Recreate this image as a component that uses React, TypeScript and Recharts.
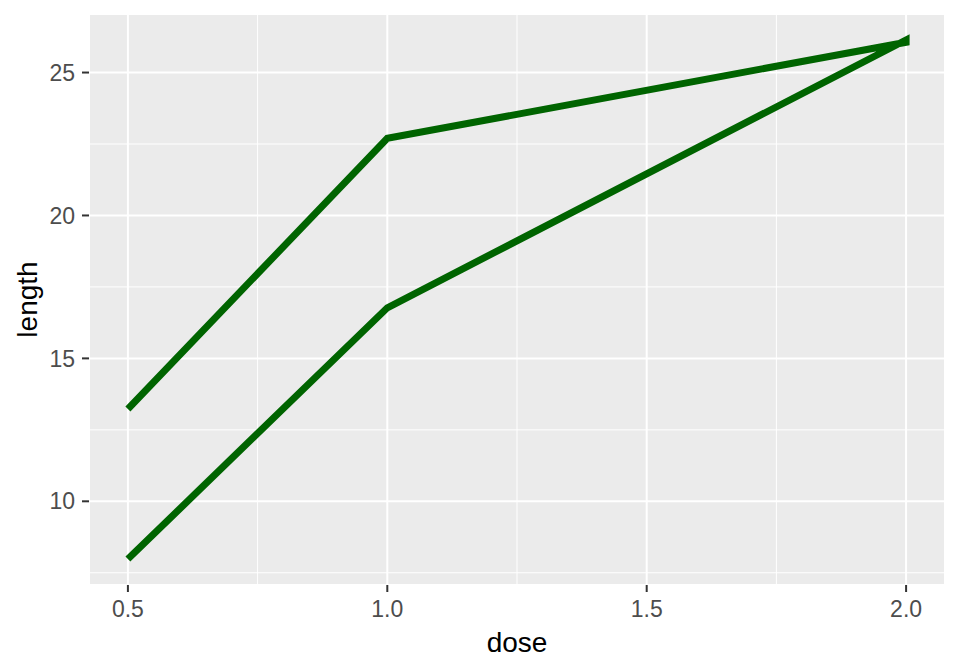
import { LineChart, Line, XAxis, YAxis, CartesianGrid } from "recharts";

// path order: OJ 0.5 -> 2, then VC 2 -> 0.5
const dose = [0.5, 1, 2, 2, 1, 0.5];
const len = [13.23, 22.7, 26.06, 26.14, 16.77, 7.98];

const xTicks = [0.5, 1, 1.5, 2];
const xMinor = [0.75, 1.25, 1.75];
const yTicks = [10, 15, 20, 25];
const yMinor = [7.5, 12.5, 17.5, 22.5];

const data = dose.map((d, i) => ({ dose: d, len: len[i] }));

const font = "'Liberation Sans', Arial, sans-serif";
const tickStyle = { fill: "#4d4d4d", fontSize: 23, fontFamily: font };

// rotated y title, centred on the panel
function YTitle(props: any) {
  const vb = props.viewBox || {};
  const cx = (vb.x ?? 0) + 27;
  const cy = (vb.y ?? 0) + (vb.height ?? 0) / 2;
  return (
    <text
      x={cx}
      y={cy}
      transform={`rotate(-90 ${cx} ${cy})`}
      textAnchor="middle"
      dominantBaseline="central"
      fill="#000"
      fontSize={28}
      fontFamily={font}
    >
      length
    </text>
  );
}

export default function App() {
  return (
    <div style={{ position: "absolute", left: 0, top: 0, fontFamily: font }}>
      <LineChart
        width={960}
        height={672}
        data={data}
        margin={{ top: 14, right: 15, left: 0, bottom: 0 }}
      >
        <XAxis
          dataKey="dose"
          type="number"
          domain={[0.425, 2.075]}
          ticks={xTicks}
          tickFormatter={(v: number) => v.toFixed(1)}
          allowDataOverflow
          height={87}
          axisLine={false}
          tickLine={{ stroke: "#333333", strokeWidth: 2 }}
          tickSize={7}
          tickMargin={9}
          tick={tickStyle}
          label={{ value: "dose", position: "insideBottom", offset: 20, fill: "#000", fontSize: 28, fontFamily: font }}
        />
        <XAxis
          xAxisId="minor"
          dataKey="dose"
          type="number"
          domain={[0.425, 2.075]}
          ticks={xMinor}
          allowDataOverflow
          hide
        />
        <YAxis
          dataKey="len"
          type="number"
          domain={[7.072, 27.048]}
          ticks={yTicks}
          allowDataOverflow
          width={89}
          axisLine={false}
          tickLine={{ stroke: "#333333", strokeWidth: 2 }}
          tickSize={7}
          tickMargin={7}
          tick={tickStyle}
          label={{ value: "length", content: YTitle }}
        />
        <YAxis
          yAxisId="minor"
          dataKey="len"
          type="number"
          domain={[7.072, 27.048]}
          ticks={yMinor}
          allowDataOverflow
          hide
        />
        <CartesianGrid xAxisId="minor" yAxisId="minor" fill="#EBEBEB" fillOpacity={1} stroke="#ffffff" strokeWidth={1} />
        <CartesianGrid stroke="#ffffff" strokeWidth={2} />
        <Line
          dataKey="len"
          type="linear"
          stroke="#006400"
          strokeWidth={7}
          dot={false}
          activeDot={false}
          isAnimationActive={false}
        />
      </LineChart>
    </div>
  );
}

____

Written task
Each line of the data should be quoted exactly, with pictures left out.

Task response
Recreate this image as a component that uses React, TypeScript and Recharts.
import { LineChart, Line, XAxis, YAxis, CartesianGrid } from "recharts";

// path order: OJ 0.5 -> 2, then VC 2 -> 0.5
const dose = [0.5, 1, 2, 2, 1, 0.5];
const len = [13.23, 22.7, 26.06, 26.14, 16.77, 7.98];

const xTicks = [0.5, 1, 1.5, 2];
const xMinor = [0.75, 1.25, 1.75];
const yTicks = [10, 15, 20, 25];
const yMinor = [7.5, 12.5, 17.5, 22.5];

const data = dose.map((d, i) => ({ dose: d, len: len[i] }));

const font = "'Liberation Sans', Arial, sans-serif";
const tickStyle = { fill: "#4d4d4d", fontSize: 23, fontFamily: font };

// rotated y title, centred on the panel
function YTitle(props: any) {
  const vb = props.viewBox || {};
  const cx = (vb.x ?? 0) + 27;
  const cy = (vb.y ?? 0) + (vb.height ?? 0) / 2;
  return (
    <text
      x={cx}
      y={cy}
      transform={`rotate(-90 ${cx} ${cy})`}
      textAnchor="middle"
      dominantBaseline="central"
      fill="#000"
      fontSize={28}
      fontFamily={font}
    >
      length
    </text>
  );
}

export default function App() {
  return (
    <div style={{ position: "absolute", left: 0, top: 0, fontFamily: font }}>
      <LineChart
        width={960}
        height={672}
        data={data}
        margin={{ top: 14, right: 15, left: 0, bottom: 0 }}
      >
        <XAxis
          dataKey="dose"
          type="number"
          domain={[0.425, 2.075]}
          ticks={xTicks}
          tickFormatter={(v: number) => v.toFixed(1)}
          allowDataOverflow
          height={87}
          axisLine={false}
          tickLine={{ stroke: "#333333", strokeWidth: 2 }}
          tickSize={7}
          tickMargin={9}
          tick={tickStyle}
          label={{ value: "dose", position: "insideBottom", offset: 20, fill: "#000", fontSize: 28, fontFamily: font }}
        />
        <XAxis
          xAxisId="minor"
          dataKey="dose"
          type="number"
          domain={[0.425, 2.075]}
          ticks={xMinor}
          allowDataOverflow
          hide
        />
        <YAxis
          dataKey="len"
          type="number"
          domain={[7.072, 27.048]}
          ticks={yTicks}
          allowDataOverflow
          width={89}
          axisLine={false}
          tickLine={{ stroke: "#333333", strokeWidth: 2 }}
          tickSize={7}
          tickMargin={7}
          tick={tickStyle}
          label={{ value: "length", content: YTitle }}
        />
        <YAxis
          yAxisId="minor"
          dataKey="len"
          type="number"
          domain={[7.072, 27.048]}
          ticks={yMinor}
          allowDataOverflow
          hide
        />
        <CartesianGrid xAxisId="minor" yAxisId="minor" fill="#EBEBEB" fillOpacity={1} stroke="#ffffff" strokeWidth={1} />
        <CartesianGrid stroke="#ffffff" strokeWidth={2} />
        <Line
          dataKey="len"
          type="linear"
          stroke="#006400"
          strokeWidth={7}
          dot={false}
          activeDot={false}
          isAnimationActive={false}
        />
      </LineChart>
    </div>
  );
}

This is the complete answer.